TASK DIRECTIONS:
Reproduce from the records below, with no pictures, exactly the lines between the one containing "Output the web" and the one containing "const data = categories.map((c, i)", inclusive.

DATA FOR THIS TASK:
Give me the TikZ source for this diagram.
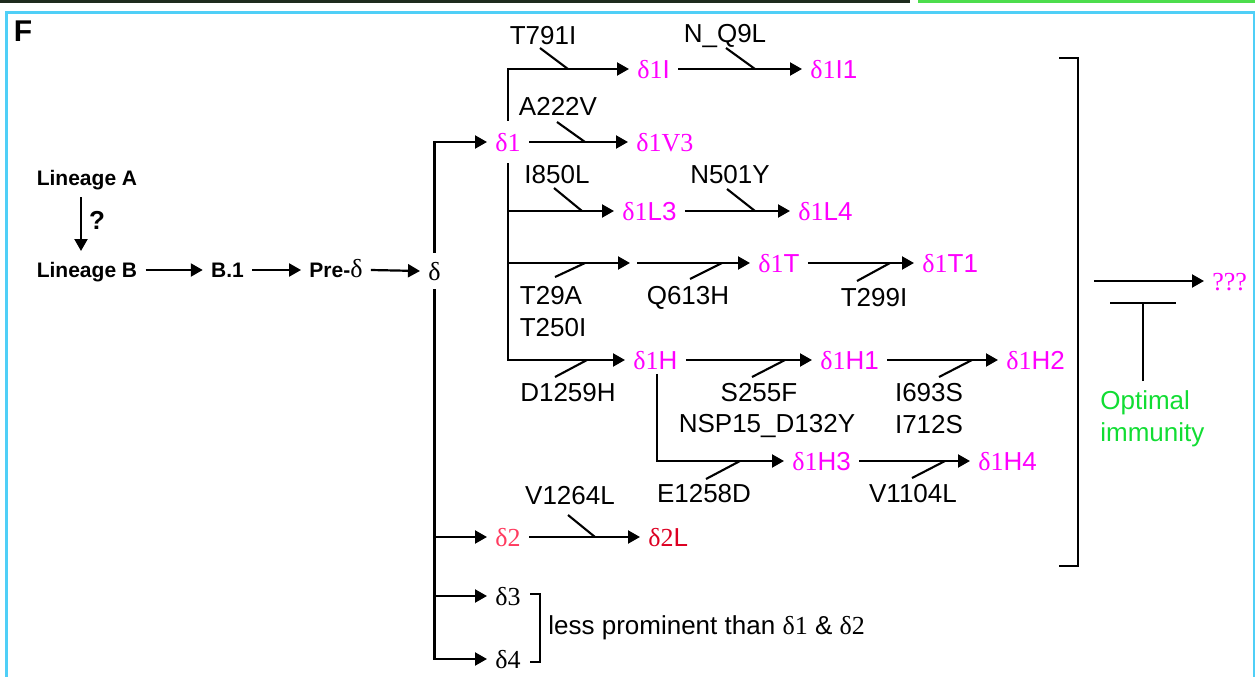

* * *

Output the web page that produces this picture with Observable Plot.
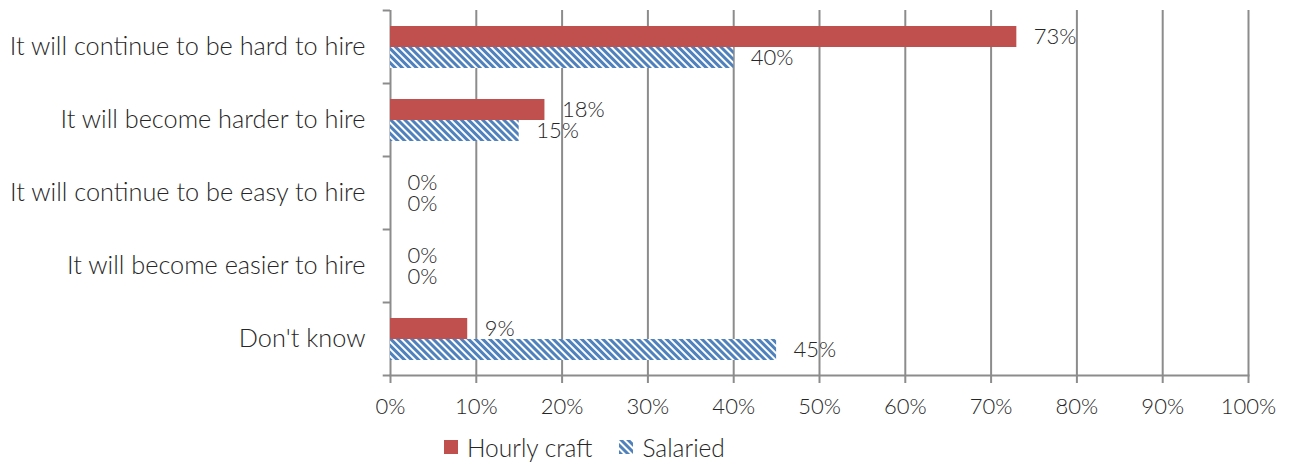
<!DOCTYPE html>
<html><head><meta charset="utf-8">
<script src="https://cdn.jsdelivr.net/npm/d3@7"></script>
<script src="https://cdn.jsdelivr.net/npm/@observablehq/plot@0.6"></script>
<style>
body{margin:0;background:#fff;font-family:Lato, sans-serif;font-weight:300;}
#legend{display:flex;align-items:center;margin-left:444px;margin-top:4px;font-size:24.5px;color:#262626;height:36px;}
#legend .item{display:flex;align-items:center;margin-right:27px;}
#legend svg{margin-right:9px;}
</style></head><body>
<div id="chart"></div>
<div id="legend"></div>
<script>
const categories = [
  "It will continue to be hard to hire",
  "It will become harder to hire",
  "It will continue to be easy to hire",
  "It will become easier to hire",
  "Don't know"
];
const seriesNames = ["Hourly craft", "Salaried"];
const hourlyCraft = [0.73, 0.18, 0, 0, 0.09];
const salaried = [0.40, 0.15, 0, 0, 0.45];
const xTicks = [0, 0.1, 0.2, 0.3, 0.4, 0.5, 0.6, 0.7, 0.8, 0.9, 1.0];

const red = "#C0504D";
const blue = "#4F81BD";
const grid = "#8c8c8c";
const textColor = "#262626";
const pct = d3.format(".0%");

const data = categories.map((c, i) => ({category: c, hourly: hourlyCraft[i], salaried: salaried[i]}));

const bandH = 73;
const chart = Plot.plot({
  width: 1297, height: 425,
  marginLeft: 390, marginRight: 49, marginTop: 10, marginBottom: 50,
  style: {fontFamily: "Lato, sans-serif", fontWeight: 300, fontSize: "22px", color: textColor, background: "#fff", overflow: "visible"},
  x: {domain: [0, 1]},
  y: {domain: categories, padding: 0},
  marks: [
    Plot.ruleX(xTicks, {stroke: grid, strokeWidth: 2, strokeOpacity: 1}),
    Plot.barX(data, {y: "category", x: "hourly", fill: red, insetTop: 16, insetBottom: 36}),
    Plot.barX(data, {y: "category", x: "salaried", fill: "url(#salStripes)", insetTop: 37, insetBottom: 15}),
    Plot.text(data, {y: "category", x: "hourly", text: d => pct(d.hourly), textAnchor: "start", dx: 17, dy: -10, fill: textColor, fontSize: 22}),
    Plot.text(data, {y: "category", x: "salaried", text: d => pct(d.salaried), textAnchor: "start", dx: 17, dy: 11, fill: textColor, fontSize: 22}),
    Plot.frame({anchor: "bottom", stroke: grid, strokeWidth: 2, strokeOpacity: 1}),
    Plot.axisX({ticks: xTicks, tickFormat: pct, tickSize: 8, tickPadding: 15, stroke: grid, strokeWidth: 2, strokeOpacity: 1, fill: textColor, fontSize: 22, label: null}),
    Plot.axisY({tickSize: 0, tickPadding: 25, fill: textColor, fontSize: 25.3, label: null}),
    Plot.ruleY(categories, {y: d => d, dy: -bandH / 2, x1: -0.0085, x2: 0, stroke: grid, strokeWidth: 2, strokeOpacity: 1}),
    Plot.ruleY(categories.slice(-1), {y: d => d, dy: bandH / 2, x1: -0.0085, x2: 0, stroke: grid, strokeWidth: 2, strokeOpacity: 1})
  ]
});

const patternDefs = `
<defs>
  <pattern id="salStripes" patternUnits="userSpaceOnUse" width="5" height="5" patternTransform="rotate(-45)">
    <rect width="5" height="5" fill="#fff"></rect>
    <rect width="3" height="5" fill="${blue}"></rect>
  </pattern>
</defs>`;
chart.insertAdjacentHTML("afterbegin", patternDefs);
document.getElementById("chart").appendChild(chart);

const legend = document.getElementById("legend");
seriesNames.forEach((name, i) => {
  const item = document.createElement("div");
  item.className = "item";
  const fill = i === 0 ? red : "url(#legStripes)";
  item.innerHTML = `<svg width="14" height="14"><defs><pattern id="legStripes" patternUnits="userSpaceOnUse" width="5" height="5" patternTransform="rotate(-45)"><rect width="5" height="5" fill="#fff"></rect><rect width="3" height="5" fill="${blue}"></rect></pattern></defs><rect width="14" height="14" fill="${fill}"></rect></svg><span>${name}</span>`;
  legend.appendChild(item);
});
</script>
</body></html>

EXERCISE RESPONSE:
Output the web page that produces this picture with Observable Plot.
<!DOCTYPE html>
<html><head><meta charset="utf-8">
<script src="https://cdn.jsdelivr.net/npm/d3@7"></script>
<script src="https://cdn.jsdelivr.net/npm/@observablehq/plot@0.6"></script>
<style>
body{margin:0;background:#fff;font-family:Lato, sans-serif;font-weight:300;}
#legend{display:flex;align-items:center;margin-left:444px;margin-top:4px;font-size:24.5px;color:#262626;height:36px;}
#legend .item{display:flex;align-items:center;margin-right:27px;}
#legend svg{margin-right:9px;}
</style></head><body>
<div id="chart"></div>
<div id="legend"></div>
<script>
const categories = [
  "It will continue to be hard to hire",
  "It will become harder to hire",
  "It will continue to be easy to hire",
  "It will become easier to hire",
  "Don't know"
];
const seriesNames = ["Hourly craft", "Salaried"];
const hourlyCraft = [0.73, 0.18, 0, 0, 0.09];
const salaried = [0.40, 0.15, 0, 0, 0.45];
const xTicks = [0, 0.1, 0.2, 0.3, 0.4, 0.5, 0.6, 0.7, 0.8, 0.9, 1.0];

const red = "#C0504D";
const blue = "#4F81BD";
const grid = "#8c8c8c";
const textColor = "#262626";
const pct = d3.format(".0%");

const data = categories.map((c, i) => ({category: c, hourly: hourlyCraft[i], salaried: salaried[i]}));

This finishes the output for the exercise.